Not to mention that the US has a fixed scale of pay, and the IT salaries you see at most large tech firms would not be tenable to the governments bill payers (aka you and me, as represented by 535 men and women who need to be re-elected every 2/6 years).

[–] [email protected] 3 points 1 year ago

Oh yeah, corporate IT is often (but not always) a dumpster fire.

[–] [email protected] 6 points 1 year ago

Is this even news anymore? What don't they have by this point? It's the digital equivalent of opening the refrigerator, seeing nothing new/interesting, closing it, and immediately opening it again.

[–] [email protected] 4 points 1 year ago

That's not good at all but sadly I am not surprised. Gov''t does a lot of stupid shit.

[–] [email protected] 4 points 1 year ago (1 children)

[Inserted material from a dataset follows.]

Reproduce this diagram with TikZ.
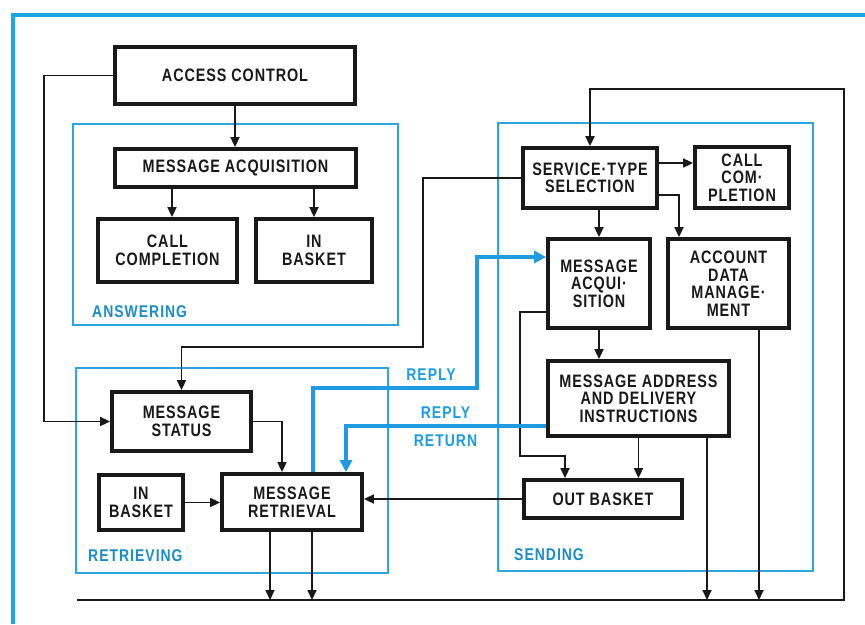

How is this not an act of war?

Probably the US does it too.

[–] [email protected] 8 points 1 year ago

Do people have such short memory? The US does it, yeah, it was a super major scandal years ago. Spying not just on "enemy" states but also supposed allies, as well as all citizens all over.

[–] [email protected] -1 points 1 year ago (3 children)

Isn’t this like tantamount to a declaration of war?

[–] [email protected] 12 points 1 year ago (1 children)

Not really? Every country is spying on every other country. It’s just a big failure on our end.

[–] [email protected] 5 points 1 year ago

If you ain't spyin', you ain't tryin'.

[–] [email protected] 3 points 1 year ago

Nah, only because everyone is doing that to everyone else that they can, china is an particular target for the west at large. War declaration would be any attacks on infrastructure and production. Then there's skin in the game and you can't say you were just looking.

[–] [email protected] 0 points 1 year ago

Beyond the “the US does it too, non-responses”, it’s very unlikely we have solid proof the group that hacked the state department was directly linked the the Chinese Government. Were they? Probably, but you don’t burn diplomatic bridges on possibilities.